#### GOAL OF THE EXERCISE:
Which lines below hold the word "this"? Report each one.

#### MATERIAL PROVIDED:
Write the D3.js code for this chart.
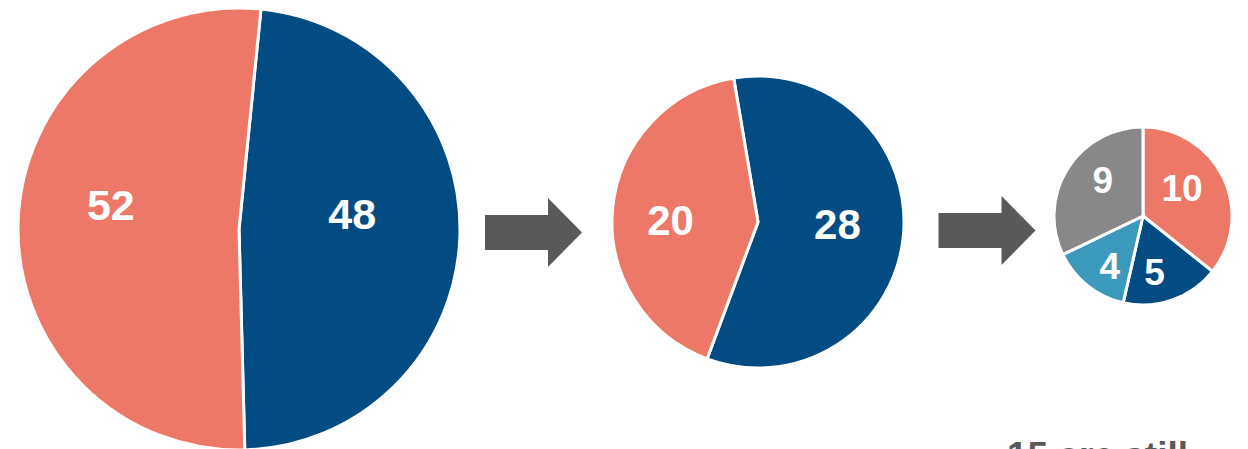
<!DOCTYPE html>
<html>
<head>
<meta charset="utf-8">
<script src="https://cdn.jsdelivr.net/npm/d3@7"></script>
<style>
  html, body { margin: 0; padding: 0; background: #fff; overflow: hidden; }
  svg { display: block; }
  text { font-family: "Liberation Sans", Arial, sans-serif; font-weight: bold; }
</style>
</head>
<body>
<svg id="chart" width="1248" height="449"></svg>
<script>
// ---- data ----
const pie1Categories = ["Group B", "Group A"];
const pie1Values = [48, 52];
const pie2Categories = ["Group B", "Group A"];
const pie2Values = [28, 20];
const pie3Categories = ["A", "B", "C", "D"];
const pie3Values = [10, 5, 4, 9];
const footnoteText = "15 are still";

// ---- styling / layout ----
const colorMap = {
  "Group A": "#EE7867", "Group B": "#034C83",
  "A": "#EE7867", "B": "#034C83", "C": "#3B9ABC", "D": "#888888"
};
const deg = Math.PI / 180;
const pies = [
  { cats: pie1Categories, vals: pie1Values, cx: 239, cy: 229, r: 221, start: 5.7, lr: 0.585, fs: 43, nudge: [[-16, -20], [1, -20]] },
  { cats: pie2Categories, vals: pie2Values, cx: 758, cy: 222, r: 146, start: -9.6, lr: 0.56, fs: 42, nudge: [[-2, -6], [-6, 6]] },
  { cats: pie3Categories, vals: pie3Values, cx: 1143, cy: 216, r: 89, start: 0, lr: 0.6, fs: 37, nudge: [[-9, -5], [-6, 5], [0, 8], [5, -8]] }
];

const svg = d3.select("#chart");

pies.forEach(p => {
  const layout = d3.pie().sort(null).value(d => d.v)
    .startAngle(p.start * deg).endAngle(p.start * deg + 2 * Math.PI);
  const data = layout(p.cats.map((c, i) => ({ c, v: p.vals[i] })));
  const arc = d3.arc().innerRadius(0).outerRadius(p.r);
  const labelArc = d3.arc().innerRadius(p.r * p.lr).outerRadius(p.r * p.lr);
  const g = svg.append("g").attr("transform", `translate(${p.cx},${p.cy})`);
  g.selectAll("path").data(data).join("path")
    .attr("d", arc)
    .attr("fill", d => colorMap[d.data.c])
    .attr("stroke", "#fff")
    .attr("stroke-width", 3)
    .attr("stroke-linejoin", "miter");
  g.selectAll("text").data(data).join("text")
    .attr("x", (d, i) => labelArc.centroid(d)[0] + p.nudge[i][0])
    .attr("y", (d, i) => labelArc.centroid(d)[1] + p.nudge[i][1])
    .attr("text-anchor", "middle")
    .attr("dy", "0.36em")
    .attr("fill", "#fff")
    .attr("font-size", p.fs)
    .text(d => d.data.v);
});

// arrows
function arrow(x0, cy) {
  const shaftH = 35, headH = 69, shaftL = 63, headL = 34;
  const pts = [
    [x0, cy - shaftH / 2], [x0 + shaftL, cy - shaftH / 2], [x0 + shaftL, cy - headH / 2],
    [x0 + shaftL + headL, cy], [x0 + shaftL, cy + headH / 2], [x0 + shaftL, cy + shaftH / 2],
    [x0, cy + shaftH / 2]
  ];
  svg.append("path").attr("d", d3.line()(pts) + "Z").attr("fill", "#595959");
}
arrow(485, 232.5);
arrow(938.5, 230.5);

svg.append("text")
  .attr("x", 1007)
  .attr("y", 467.5)
  .attr("fill", "#595959")
  .attr("font-size", 37)
  .text(footnoteText);
</script>
</body>
</html>
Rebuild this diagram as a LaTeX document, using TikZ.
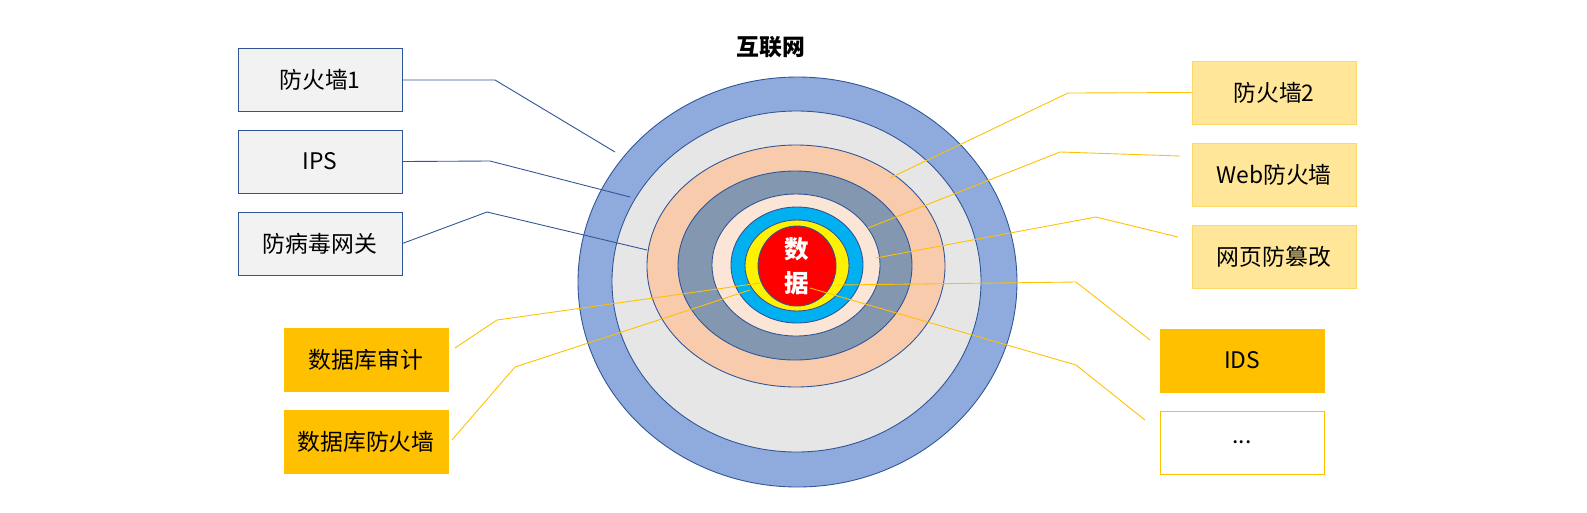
\documentclass[tikz,border=0pt]{standalone}
\usepackage{fontspec}
\setmainfont{Noto Sans CJK SC}
\begin{document}
\begin{tikzpicture}[x=0.02cm,y=-0.02cm,
  ring/.style={draw=dblue,line width=0.5pt},
  bx/.style={minimum width=3.28cm,minimum height=1.26cm,inner sep=0pt,font=\fontsize{13}{15}\selectfont},
  lbox/.style={bx,draw=dblue,fill=black!5},
  ybox/.style={bx,draw=ybord,fill=ylight},
  gbox/.style={bx,draw=gold,fill=gold},
  wbox/.style={bx,draw=gold,fill=white},
  bl/.style={draw=dblue,line width=0.5pt},
  gl/.style={draw=gold,line width=0.5pt}]
\definecolor{c1}{HTML}{8FAADC}\definecolor{c2}{HTML}{E7E6E6}\definecolor{c3}{HTML}{F8CBAD}
\definecolor{c4}{HTML}{8497B0}\definecolor{c5}{HTML}{FBE5D6}\definecolor{c6}{HTML}{00B0F0}
\definecolor{dblue}{HTML}{2F5597}\definecolor{gold}{HTML}{FFC000}
\definecolor{ylight}{HTML}{FFE699}\definecolor{ybord}{HTML}{FFD966}
\useasboundingbox (0,0) rectangle (1587,512);
\fill[ring,fill=c1] (797.5,282) ellipse [x radius=219.5,y radius=205];
\fill[ring,fill=c2] (796.5,281.5) ellipse [x radius=184.5,y radius=170.5];
\fill[ring,fill=c3] (796,266) ellipse [x radius=149,y radius=121];
\fill[ring,fill=c4] (795,265.5) ellipse [x radius=117,y radius=94.5];
\fill[ring,fill=c5] (796,265) ellipse [x radius=84,y radius=71];
\fill[ring,fill=c6] (797,265) ellipse [x radius=66,y radius=58];
\fill[ring,fill=yellow] (797,265.5) ellipse [x radius=52,y radius=45.5];
\fill[ring,fill=red] (797,266) ellipse [x radius=39,y radius=40];
\node (data) at (797,266) [align=center,text=white,font=\fontsize{14}{19}\selectfont\bfseries] {数\\据};
\node (net) at (771,47) [font=\fontsize{13}{15}\selectfont\bfseries] {互联网};
\node[lbox] (f1) at (320,80) {防火墙1};
\node[lbox] (ips) at (320,161.5) {IPS};
\node[lbox] (av) at (320,243.5) {防病毒网关};
\node[gbox] (dba) at (366,360) {数据库审计};
\node[gbox] (dbf) at (366,442) {数据库防火墙};
\node[ybox] (f2) at (1274,92.5) {防火墙2};
\node[ybox] (waf) at (1274,174.5) {Web防火墙};
\node[ybox] (wp) at (1274,256.5) {网页防篡改};
\node[gbox] (ids) at (1242,360.5) {IDS};
\node[wbox] (dots) at (1242,442.5) {...};
\coordinate (p1) at (615,152); \coordinate (p2) at (630,197); \coordinate (p3) at (647,250);
\coordinate (q1) at (890,178); \coordinate (q2) at (868,228); \coordinate (q3) at (876,258);
\coordinate (q4) at (838,285); \coordinate (q5) at (810,288);
\coordinate (r1) at (760,283); \coordinate (r2) at (750,290);
\draw[bl] (f1.east) -- (495,80) -- (p1);
\draw[bl] (ips.east) -- (490,161) -- (p2);
\draw[bl] (av.east) -- (487,212) -- (p3);
\draw[gl] (f2.west) -- (1068,93) -- (q1);
\draw[gl] (1180,156) -- (1060,152) -- (q2);
\draw[gl] (1178,237) -- (1096,217) -- (q3);
\draw[gl] (1150,340) -- (1076,282) -- (q4);
\draw[gl] (1145,420) -- (1076,365) -- (q5);
\draw[gl] (455,348) -- (497,320) -- (r1);
\draw[gl] (452,440) -- (515,367) -- (r2);
\end{tikzpicture}
\end{document}
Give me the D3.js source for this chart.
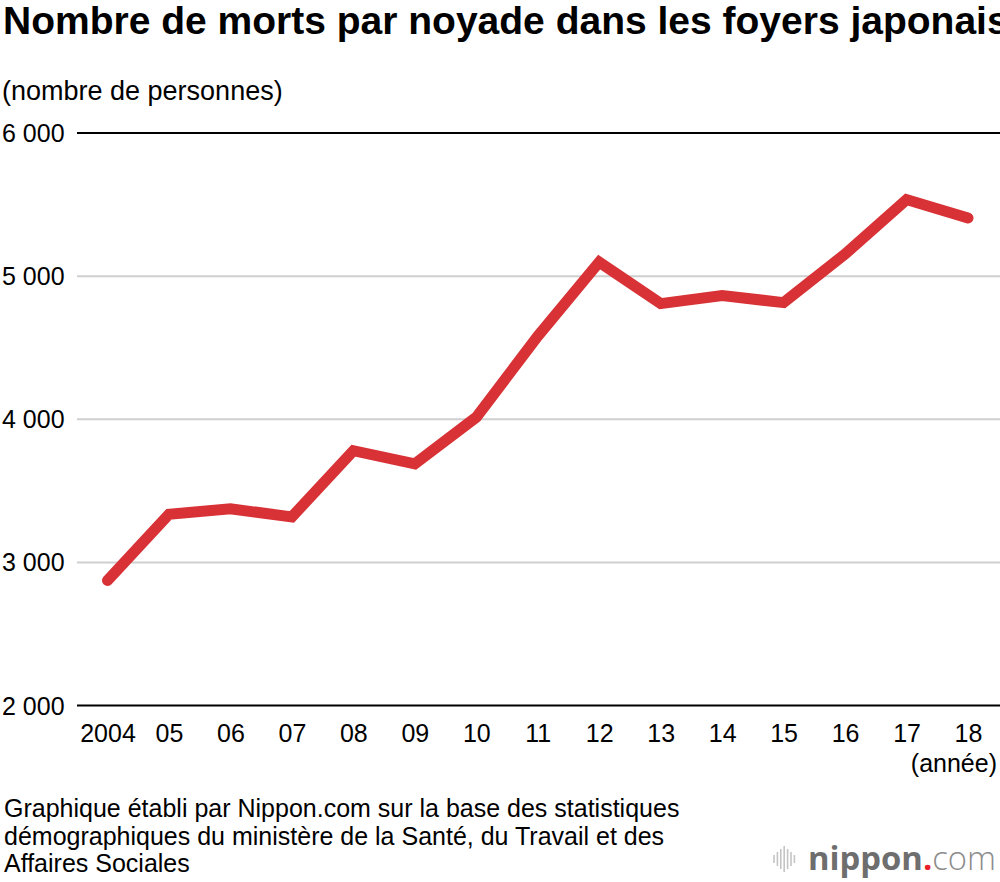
<!DOCTYPE html>
<html>
<head>
<meta charset="utf-8">
<script src="https://cdn.jsdelivr.net/npm/d3@7"></script>
<style>
  html, body { margin: 0; padding: 0; background: #fff; overflow: hidden; }
  text { font-family: "Liberation Sans", Arial, Helvetica, sans-serif; fill: #000; }
</style>
</head>
<body>
<script>
// années et nombre de morts
const years = ['2004', '05', '06', '07', '08', '09', '10', '11', '12', '13', '14', '15', '16', '17', '18'];
const deaths = [2874, 3336, 3374, 3318, 3780, 3689, 4014, 4580, 5098, 4808, 4864, 4815, 5154, 5535, 5406];
const yTicks = [2000, 3000, 4000, 5000, 6000];
const sourceLines = [
  'Graphique établi par Nippon.com sur la base des statistiques',
  'démographiques du ministère de la Santé, du Travail et des',
  'Affaires Sociales'
];

const width = 1000;
const height = 882;

const svg = d3.select('body').append('svg')
  .attr('width', width)
  .attr('height', height);

const x = d3.scalePoint().domain(years).range([107.5, 968]);
const y = d3.scaleLinear().domain([2000, 6000]).range([705.5, 133]);

const fmt = d3.formatLocale({ decimal: ',', thousands: ' ', grouping: [3], currency: ['', '€'] }).format(',d');

// titre (coupé au bord droit comme l'original)
svg.append('text')
  .attr('x', 3)
  .attr('y', 34)
  .style('font-size', '39px')
  .style('font-weight', 'bold')
  .text('Nombre de morts par noyade dans les foyers japonais');

svg.append('text')
  .attr('x', 2)
  .attr('y', 100)
  .style('font-size', '27px')
  .text('(nombre de personnes)');

// lignes de grille
const grid = svg.append('g');
grid.selectAll('line')
  .data(yTicks)
  .join('line')
  .attr('x1', 77)
  .attr('x2', width)
  .attr('y1', d => y(d))
  .attr('y2', d => y(d))
  .attr('stroke', d => (d === 2000 || d === 6000) ? '#000' : '#cfcfcf')
  .attr('stroke-width', 2);

grid.selectAll('text')
  .data(yTicks)
  .join('text')
  .attr('x', 2)
  .attr('y', d => y(d))
  .attr('dy', '0.36em')
  .style('font-size', '25px')
  .text(d => fmt(d));

// axe des années
const xAxis = svg.append('g')
  .attr('transform', `translate(0, ${y(2000)})`)
  .call(d3.axisBottom(x).tickSize(0).tickPadding(19));
xAxis.select('.domain').remove();
xAxis.selectAll('text')
  .attr('dy', '0.71em')
  .style('font-size', '25px')
  .style('font-family', '"Liberation Sans", Arial, sans-serif')
  .attr('fill', '#000');

svg.append('text')
  .attr('x', 997)
  .attr('y', 772)
  .attr('text-anchor', 'end')
  .style('font-size', '25px')
  .text('(année)');

// courbe
const line = d3.line()
  .x((d, i) => x(years[i]))
  .y(d => y(d));

svg.append('path')
  .datum(deaths)
  .attr('d', line)
  .attr('fill', 'none')
  .attr('stroke', '#d83236')
  .attr('stroke-width', 11)
  .attr('stroke-linecap', 'round')
  .attr('stroke-linejoin', 'miter');

// source
svg.append('g').selectAll('text')
  .data(sourceLines)
  .join('text')
  .attr('x', 4)
  .attr('y', (d, i) => 817 + i * 27.5)
  .style('font-size', '25px')
  .text(d => d);

// logo nippon.com
const logo = svg.append('g');
const bars = [8, 14, 20, 26, 20, 14, 8];
logo.selectAll('line')
  .data(bars)
  .join('line')
  .attr('x1', (d, i) => 774 + i * 3.4)
  .attr('x2', (d, i) => 774 + i * 3.4)
  .attr('y1', d => 859 - d / 2)
  .attr('y2', d => 859 + d / 2)
  .attr('stroke', '#c4c4c4')
  .attr('stroke-width', 1.6);

const logoText = logo.append('text')
  .attr('x', 996)
  .attr('y', 870)
  .attr('text-anchor', 'end')
  .attr('textLength', 188)
  .attr('lengthAdjust', 'spacingAndGlyphs')
  .style('font-family', '"Open Sans", "Noto Sans", sans-serif')
  .style('font-size', '33px');
logoText.append('tspan').text('nippon')
  .style('font-weight', 700)
  .attr('fill', '#6e6e6e');
logoText.append('tspan').text('.')
  .style('font-weight', 700)
  .attr('fill', '#e8202a');
logoText.append('tspan').text('com')
  .style('font-weight', 300)
  .attr('fill', '#8c8c8c');
</script>
</body>
</html>
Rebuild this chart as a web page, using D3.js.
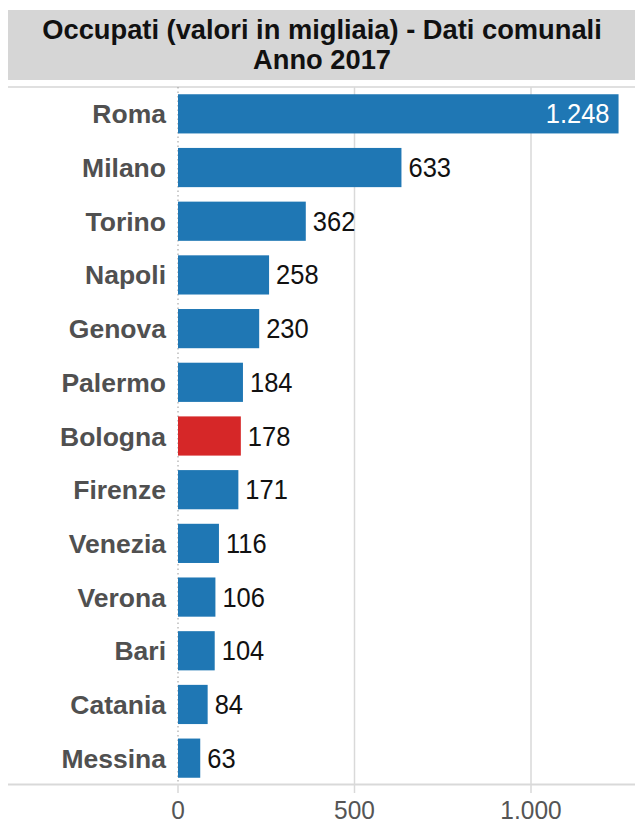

#### TASK SOLUTION:
Write the D3.js code for this chart.
Rebuild this diagram as a LaTeX document, using TikZ.
Give me the D3.js source for this chart.
Rebuild this chart as a web page, using D3.js.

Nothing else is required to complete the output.